## RECORDS FOR THE EXERCISE
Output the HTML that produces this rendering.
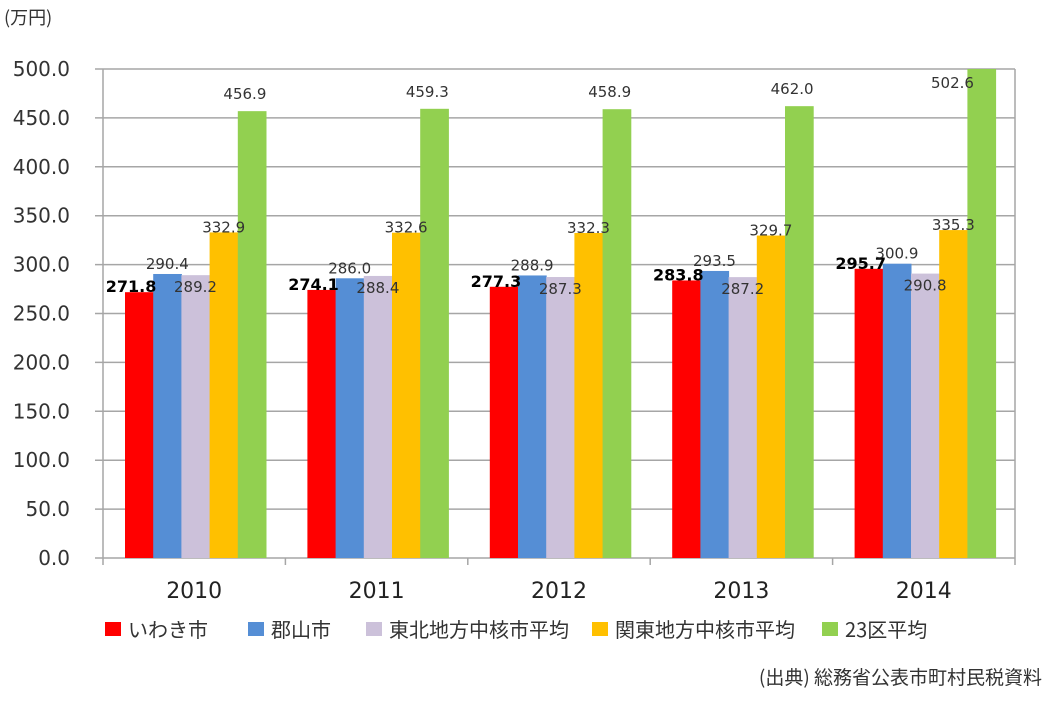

--

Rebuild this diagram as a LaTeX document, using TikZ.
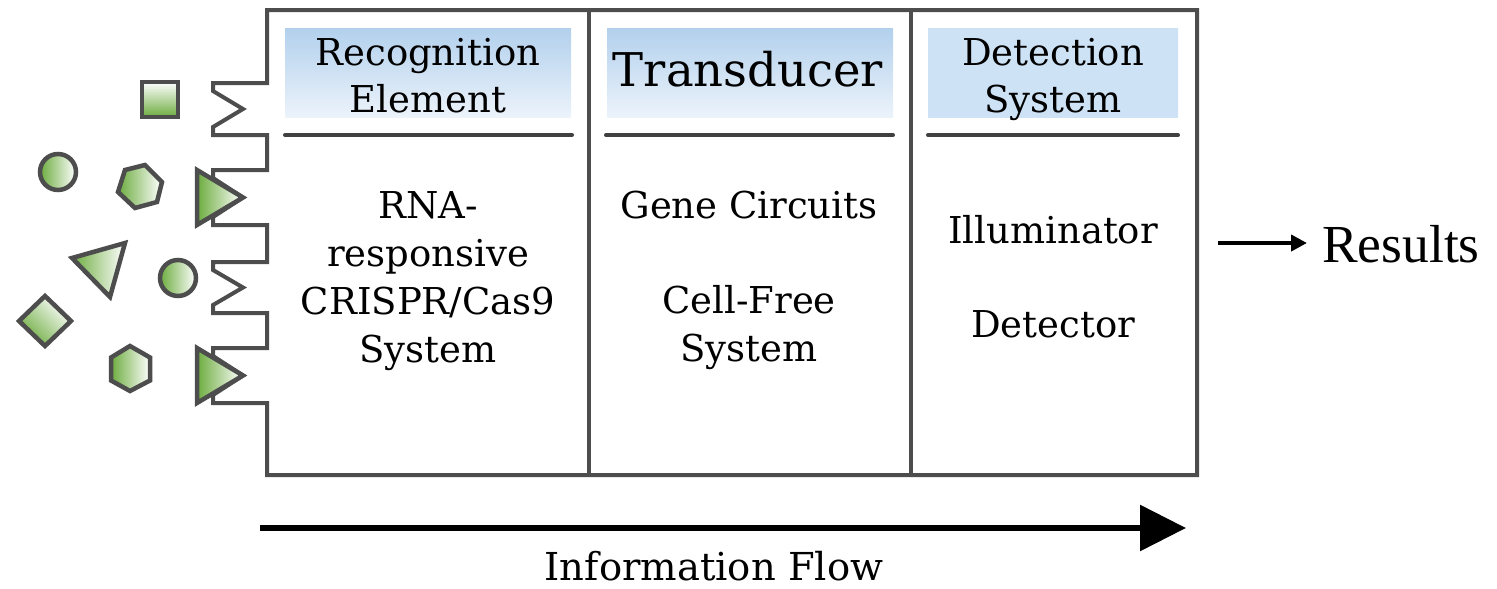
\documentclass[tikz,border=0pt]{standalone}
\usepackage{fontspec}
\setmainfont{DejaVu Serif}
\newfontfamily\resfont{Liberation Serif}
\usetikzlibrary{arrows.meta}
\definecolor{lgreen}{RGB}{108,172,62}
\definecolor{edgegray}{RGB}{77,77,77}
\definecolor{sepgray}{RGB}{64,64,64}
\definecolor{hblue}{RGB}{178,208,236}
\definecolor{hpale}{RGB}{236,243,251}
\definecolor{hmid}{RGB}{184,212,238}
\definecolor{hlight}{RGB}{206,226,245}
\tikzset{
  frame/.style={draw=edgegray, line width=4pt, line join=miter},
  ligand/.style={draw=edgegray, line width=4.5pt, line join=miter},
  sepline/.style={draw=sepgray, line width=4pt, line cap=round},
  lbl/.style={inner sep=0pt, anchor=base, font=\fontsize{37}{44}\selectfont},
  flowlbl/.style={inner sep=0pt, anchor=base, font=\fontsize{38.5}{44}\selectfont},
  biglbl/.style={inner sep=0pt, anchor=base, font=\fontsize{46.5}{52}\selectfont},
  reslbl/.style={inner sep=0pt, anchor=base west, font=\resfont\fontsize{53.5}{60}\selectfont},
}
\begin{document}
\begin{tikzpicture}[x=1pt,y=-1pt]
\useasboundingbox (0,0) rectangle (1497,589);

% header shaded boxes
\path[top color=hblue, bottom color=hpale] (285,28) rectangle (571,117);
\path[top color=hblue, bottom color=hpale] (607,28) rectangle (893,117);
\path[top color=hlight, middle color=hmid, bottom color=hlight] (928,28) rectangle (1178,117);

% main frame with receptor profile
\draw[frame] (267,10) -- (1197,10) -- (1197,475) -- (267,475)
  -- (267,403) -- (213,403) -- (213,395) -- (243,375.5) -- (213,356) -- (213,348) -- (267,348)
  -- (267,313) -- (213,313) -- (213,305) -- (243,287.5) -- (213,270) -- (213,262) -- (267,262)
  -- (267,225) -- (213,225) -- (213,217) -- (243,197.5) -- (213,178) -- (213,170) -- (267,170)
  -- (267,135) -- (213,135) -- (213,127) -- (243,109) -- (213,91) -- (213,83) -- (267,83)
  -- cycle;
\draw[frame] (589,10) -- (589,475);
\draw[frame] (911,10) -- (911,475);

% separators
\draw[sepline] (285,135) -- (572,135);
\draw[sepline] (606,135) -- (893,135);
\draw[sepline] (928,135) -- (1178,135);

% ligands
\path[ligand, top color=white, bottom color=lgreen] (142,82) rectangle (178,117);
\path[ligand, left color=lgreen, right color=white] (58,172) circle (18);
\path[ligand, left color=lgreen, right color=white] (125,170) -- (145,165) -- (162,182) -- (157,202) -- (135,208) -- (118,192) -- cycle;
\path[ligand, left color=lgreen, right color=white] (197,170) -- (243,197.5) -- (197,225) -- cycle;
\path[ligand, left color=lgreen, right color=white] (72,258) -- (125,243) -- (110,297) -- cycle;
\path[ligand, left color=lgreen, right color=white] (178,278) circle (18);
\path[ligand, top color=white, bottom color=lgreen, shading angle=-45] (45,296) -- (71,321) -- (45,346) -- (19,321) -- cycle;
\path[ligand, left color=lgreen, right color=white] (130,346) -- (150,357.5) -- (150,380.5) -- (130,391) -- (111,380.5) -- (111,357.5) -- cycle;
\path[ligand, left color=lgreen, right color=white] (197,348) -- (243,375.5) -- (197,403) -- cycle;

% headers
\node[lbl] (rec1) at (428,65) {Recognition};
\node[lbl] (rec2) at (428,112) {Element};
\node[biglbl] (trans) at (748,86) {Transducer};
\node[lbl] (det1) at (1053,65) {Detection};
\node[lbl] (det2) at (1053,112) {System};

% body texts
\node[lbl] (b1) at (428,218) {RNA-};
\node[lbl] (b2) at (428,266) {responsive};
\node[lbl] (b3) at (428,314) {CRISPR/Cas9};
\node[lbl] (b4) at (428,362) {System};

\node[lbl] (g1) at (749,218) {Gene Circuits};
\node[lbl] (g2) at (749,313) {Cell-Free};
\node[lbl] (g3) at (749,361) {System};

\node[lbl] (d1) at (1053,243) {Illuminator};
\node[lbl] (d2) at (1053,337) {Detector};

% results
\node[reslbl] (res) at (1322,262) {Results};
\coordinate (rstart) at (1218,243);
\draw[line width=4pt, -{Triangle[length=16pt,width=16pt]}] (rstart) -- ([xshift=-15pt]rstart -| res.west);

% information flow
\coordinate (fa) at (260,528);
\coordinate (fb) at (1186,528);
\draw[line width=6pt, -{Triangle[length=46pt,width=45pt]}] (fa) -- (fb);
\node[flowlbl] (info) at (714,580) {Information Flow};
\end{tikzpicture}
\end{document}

* * *

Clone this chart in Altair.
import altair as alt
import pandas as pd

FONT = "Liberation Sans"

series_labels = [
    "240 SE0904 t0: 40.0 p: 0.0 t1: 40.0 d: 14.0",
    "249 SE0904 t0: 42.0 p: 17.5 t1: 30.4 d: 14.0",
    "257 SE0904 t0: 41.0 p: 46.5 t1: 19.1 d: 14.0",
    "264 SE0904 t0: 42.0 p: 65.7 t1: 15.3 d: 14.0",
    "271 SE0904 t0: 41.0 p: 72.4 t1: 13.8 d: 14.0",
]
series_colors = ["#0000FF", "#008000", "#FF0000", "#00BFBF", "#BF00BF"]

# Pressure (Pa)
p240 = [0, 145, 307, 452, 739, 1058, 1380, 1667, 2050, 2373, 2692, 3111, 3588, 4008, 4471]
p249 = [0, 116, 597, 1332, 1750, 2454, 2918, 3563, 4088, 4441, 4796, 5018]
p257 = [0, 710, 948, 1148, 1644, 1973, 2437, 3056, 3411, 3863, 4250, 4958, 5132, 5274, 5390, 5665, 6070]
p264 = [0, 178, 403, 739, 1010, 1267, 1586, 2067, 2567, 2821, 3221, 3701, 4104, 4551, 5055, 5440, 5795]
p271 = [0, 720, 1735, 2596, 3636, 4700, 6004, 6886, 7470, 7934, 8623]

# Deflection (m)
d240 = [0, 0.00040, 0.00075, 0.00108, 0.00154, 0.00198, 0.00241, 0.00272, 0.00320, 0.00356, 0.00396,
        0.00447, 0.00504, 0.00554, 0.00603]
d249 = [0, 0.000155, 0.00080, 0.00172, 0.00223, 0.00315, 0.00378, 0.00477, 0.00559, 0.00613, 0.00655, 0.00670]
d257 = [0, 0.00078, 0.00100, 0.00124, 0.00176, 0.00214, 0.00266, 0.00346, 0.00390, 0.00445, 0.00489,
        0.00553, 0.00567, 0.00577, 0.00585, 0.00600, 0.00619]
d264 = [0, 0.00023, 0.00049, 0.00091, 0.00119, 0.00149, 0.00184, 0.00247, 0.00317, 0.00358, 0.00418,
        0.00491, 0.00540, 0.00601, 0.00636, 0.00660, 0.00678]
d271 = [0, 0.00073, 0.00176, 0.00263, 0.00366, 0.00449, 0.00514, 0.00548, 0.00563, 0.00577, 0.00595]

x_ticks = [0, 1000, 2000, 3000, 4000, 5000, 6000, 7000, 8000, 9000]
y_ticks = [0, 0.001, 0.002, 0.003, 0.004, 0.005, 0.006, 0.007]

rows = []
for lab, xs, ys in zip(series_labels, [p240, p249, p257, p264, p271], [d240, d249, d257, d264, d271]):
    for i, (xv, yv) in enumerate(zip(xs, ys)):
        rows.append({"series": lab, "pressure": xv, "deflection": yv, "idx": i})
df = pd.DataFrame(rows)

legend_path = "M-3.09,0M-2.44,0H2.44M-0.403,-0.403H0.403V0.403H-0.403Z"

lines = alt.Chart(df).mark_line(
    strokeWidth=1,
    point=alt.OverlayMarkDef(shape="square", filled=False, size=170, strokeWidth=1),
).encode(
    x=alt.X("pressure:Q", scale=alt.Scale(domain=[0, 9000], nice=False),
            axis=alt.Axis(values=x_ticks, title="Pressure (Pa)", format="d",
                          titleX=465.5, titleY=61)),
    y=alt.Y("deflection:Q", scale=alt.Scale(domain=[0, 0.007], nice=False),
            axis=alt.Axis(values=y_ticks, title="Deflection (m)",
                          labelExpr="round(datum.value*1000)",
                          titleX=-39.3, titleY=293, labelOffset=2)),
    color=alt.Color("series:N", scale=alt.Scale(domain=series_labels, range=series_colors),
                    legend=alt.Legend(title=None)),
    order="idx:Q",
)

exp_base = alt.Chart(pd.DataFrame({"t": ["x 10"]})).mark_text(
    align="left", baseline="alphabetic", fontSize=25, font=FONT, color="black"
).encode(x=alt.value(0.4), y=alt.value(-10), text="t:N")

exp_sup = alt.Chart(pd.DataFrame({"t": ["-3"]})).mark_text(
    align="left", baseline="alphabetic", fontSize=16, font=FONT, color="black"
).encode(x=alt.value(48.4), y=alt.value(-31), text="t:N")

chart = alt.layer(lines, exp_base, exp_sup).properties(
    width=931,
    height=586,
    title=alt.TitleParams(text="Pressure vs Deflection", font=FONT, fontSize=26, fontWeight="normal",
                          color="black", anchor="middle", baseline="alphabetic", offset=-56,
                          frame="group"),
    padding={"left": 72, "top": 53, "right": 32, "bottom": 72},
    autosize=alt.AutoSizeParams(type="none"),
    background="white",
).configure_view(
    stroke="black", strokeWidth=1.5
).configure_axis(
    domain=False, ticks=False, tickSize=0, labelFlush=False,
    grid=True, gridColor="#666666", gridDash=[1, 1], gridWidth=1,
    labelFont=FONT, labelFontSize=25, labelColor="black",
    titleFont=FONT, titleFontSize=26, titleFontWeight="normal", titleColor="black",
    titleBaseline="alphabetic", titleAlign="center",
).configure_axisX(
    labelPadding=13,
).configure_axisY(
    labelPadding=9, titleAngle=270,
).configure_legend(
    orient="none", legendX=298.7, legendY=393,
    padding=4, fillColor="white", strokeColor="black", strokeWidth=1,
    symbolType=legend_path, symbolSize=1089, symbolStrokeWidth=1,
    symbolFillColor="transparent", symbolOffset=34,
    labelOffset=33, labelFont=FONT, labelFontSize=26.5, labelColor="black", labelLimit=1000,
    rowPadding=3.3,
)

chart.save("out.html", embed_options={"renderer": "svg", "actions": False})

## EXERCISE DETAILS
Go back to the lines above and output, exactly as they stand, the ones from the line containing "Rebuild this diagram" to the line containing "(928,135) -- (1178,135);". Leave all pictures behind.

## TASK SOLUTION
Rebuild this diagram as a LaTeX document, using TikZ.
\documentclass[tikz,border=0pt]{standalone}
\usepackage{fontspec}
\setmainfont{DejaVu Serif}
\newfontfamily\resfont{Liberation Serif}
\usetikzlibrary{arrows.meta}
\definecolor{lgreen}{RGB}{108,172,62}
\definecolor{edgegray}{RGB}{77,77,77}
\definecolor{sepgray}{RGB}{64,64,64}
\definecolor{hblue}{RGB}{178,208,236}
\definecolor{hpale}{RGB}{236,243,251}
\definecolor{hmid}{RGB}{184,212,238}
\definecolor{hlight}{RGB}{206,226,245}
\tikzset{
  frame/.style={draw=edgegray, line width=4pt, line join=miter},
  ligand/.style={draw=edgegray, line width=4.5pt, line join=miter},
  sepline/.style={draw=sepgray, line width=4pt, line cap=round},
  lbl/.style={inner sep=0pt, anchor=base, font=\fontsize{37}{44}\selectfont},
  flowlbl/.style={inner sep=0pt, anchor=base, font=\fontsize{38.5}{44}\selectfont},
  biglbl/.style={inner sep=0pt, anchor=base, font=\fontsize{46.5}{52}\selectfont},
  reslbl/.style={inner sep=0pt, anchor=base west, font=\resfont\fontsize{53.5}{60}\selectfont},
}
\begin{document}
\begin{tikzpicture}[x=1pt,y=-1pt]
\useasboundingbox (0,0) rectangle (1497,589);

% header shaded boxes
\path[top color=hblue, bottom color=hpale] (285,28) rectangle (571,117);
\path[top color=hblue, bottom color=hpale] (607,28) rectangle (893,117);
\path[top color=hlight, middle color=hmid, bottom color=hlight] (928,28) rectangle (1178,117);

% main frame with receptor profile
\draw[frame] (267,10) -- (1197,10) -- (1197,475) -- (267,475)
  -- (267,403) -- (213,403) -- (213,395) -- (243,375.5) -- (213,356) -- (213,348) -- (267,348)
  -- (267,313) -- (213,313) -- (213,305) -- (243,287.5) -- (213,270) -- (213,262) -- (267,262)
  -- (267,225) -- (213,225) -- (213,217) -- (243,197.5) -- (213,178) -- (213,170) -- (267,170)
  -- (267,135) -- (213,135) -- (213,127) -- (243,109) -- (213,91) -- (213,83) -- (267,83)
  -- cycle;
\draw[frame] (589,10) -- (589,475);
\draw[frame] (911,10) -- (911,475);

% separators
\draw[sepline] (285,135) -- (572,135);
\draw[sepline] (606,135) -- (893,135);
\draw[sepline] (928,135) -- (1178,135);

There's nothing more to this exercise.